Material:

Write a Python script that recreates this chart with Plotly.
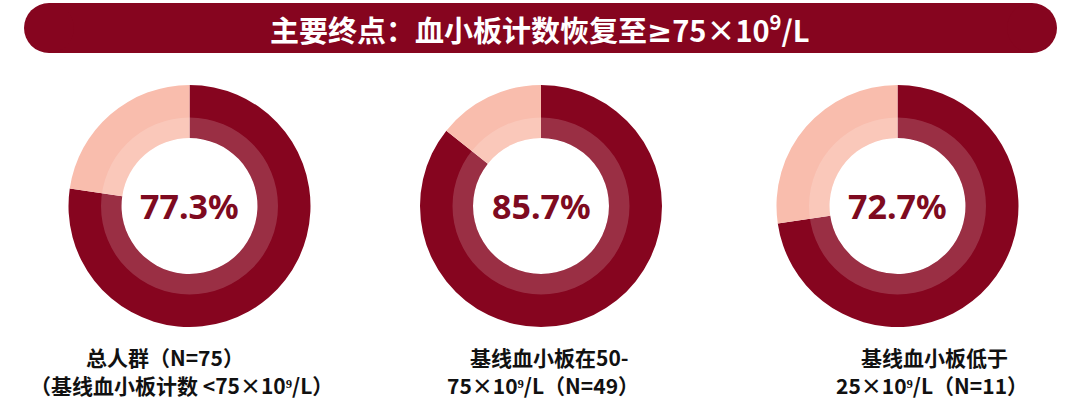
import plotly.graph_objects as go

# ---- data ----
title_text = ("主要终点：血小板计数恢复至"
              "<span style='font-family:DejaVu Sans;font-size:30px'>≥</span>75×10<sup>9</sup>/L")
groups = ["总人群", "基线血小板50-75", "基线血小板<25"]
responder_pct = [77.3, 85.7, 72.7]
pct_labels = ["77.3%", "85.7%", "72.7%"]
label_line1 = ["总人群（N=75）", "基线血小板在50-", "基线血小板低于"]
label_line2 = ["（基线血小板计数 <75×10⁹/L）", "75×10⁹/L（N=49）", "25×10⁹/L（N=11）"]

# ---- layout constants (pixels) ----
W, H = 1080, 413
DARK = "#86051F"
PINK = "#F9BDAD"
centers_x = [189.5, 541, 897.5]
center_y = 206
R_OUT = 121
R_MID = 88.5
R_IN = 68

label1_x = [165, 549, 934]
label2_x = [181, 543, 932]
label1_y = 357
label2_y = 385

FONT = "Noto Sans CJK SC"


def px(x):
    return x / W


def py(y):
    return 1 - y / H


fig = go.Figure()

for i, pct in enumerate(responder_pct):
    cx = centers_x[i]
    fig.add_trace(go.Pie(
        values=[pct, 100 - pct],
        labels=["达到", "未达到"],
        marker=dict(colors=[DARK, PINK], line=dict(width=0)),
        hole=R_IN / R_OUT,
        sort=False,
        direction="clockwise",
        rotation=0,
        textinfo="none",
        hoverinfo="skip",
        showlegend=False,
        domain=dict(x=[px(cx - R_OUT), px(cx + R_OUT)],
                    y=[py(center_y + R_OUT), py(center_y - R_OUT)]),
    ))
    # lighter inner ring overlay
    fig.add_trace(go.Pie(
        values=[1],
        labels=["ring"],
        marker=dict(colors=["rgba(255,255,255,0.17)"], line=dict(width=0)),
        hole=R_IN / R_MID,
        sort=False,
        textinfo="none",
        hoverinfo="skip",
        showlegend=False,
        domain=dict(x=[px(cx - R_MID), px(cx + R_MID)],
                    y=[py(center_y + R_MID), py(center_y - R_MID)]),
    ))
    fig.add_annotation(
        x=px(cx), y=py(center_y), xref="paper", yref="paper",
        text=pct_labels[i], showarrow=False,
        font=dict(family="Noto Sans", size=34, color="#7E0A20", weight="bold"),
        xanchor="center", yanchor="middle",
    )
    fig.add_annotation(
        x=px(label1_x[i]), y=py(label1_y), xref="paper", yref="paper",
        text=label_line1[i], showarrow=False,
        font=dict(family=FONT, size=21, color="#111111", weight="bold"),
        xanchor="center", yanchor="middle",
    )
    fig.add_annotation(
        x=px(label2_x[i]), y=py(label2_y), xref="paper", yref="paper",
        text=label_line2[i], showarrow=False,
        font=dict(family=FONT, size=21, color="#111111", weight="bold"),
        xanchor="center", yanchor="middle",
    )

# banner (pill shape)
b_left, b_right, b_top, b_bot = 24, 1057, 3, 53
br = (b_bot - b_top) / 2
fig.add_shape(type="rect", xref="paper", yref="paper",
              x0=px(b_left + br), x1=px(b_right - br), y0=py(b_bot), y1=py(b_top),
              fillcolor=DARK, line=dict(width=0), layer="below")
for cx in (b_left + br, b_right - br):
    fig.add_shape(type="circle", xref="paper", yref="paper",
                  x0=px(cx - br), x1=px(cx + br), y0=py(b_bot), y1=py(b_top),
                  fillcolor=DARK, line=dict(width=0), layer="below")

fig.add_annotation(
    x=px(540), y=py(27.5), xref="paper", yref="paper",
    text=title_text, showarrow=False,
    font=dict(family=FONT, size=29, color="white", weight="bold"),
    xanchor="center", yanchor="middle",
)

fig.update_layout(
    width=W, height=H,
    margin=dict(l=0, r=0, t=0, b=0),
    paper_bgcolor="white", plot_bgcolor="white",
    showlegend=False,
)

fig.write_html("out.html",
               config={"displayModeBar": False},
               post_script="document.body.style.margin='0';document.body.style.overflow='hidden';")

What is needed:
From the first line of the material down to the line containing "import plotly.graph_objects as go", inclusive, return each line exactly, skipping any picture.

Reply to the task:
Write a Python script that recreates this chart with Plotly.
import plotly.graph_objects as go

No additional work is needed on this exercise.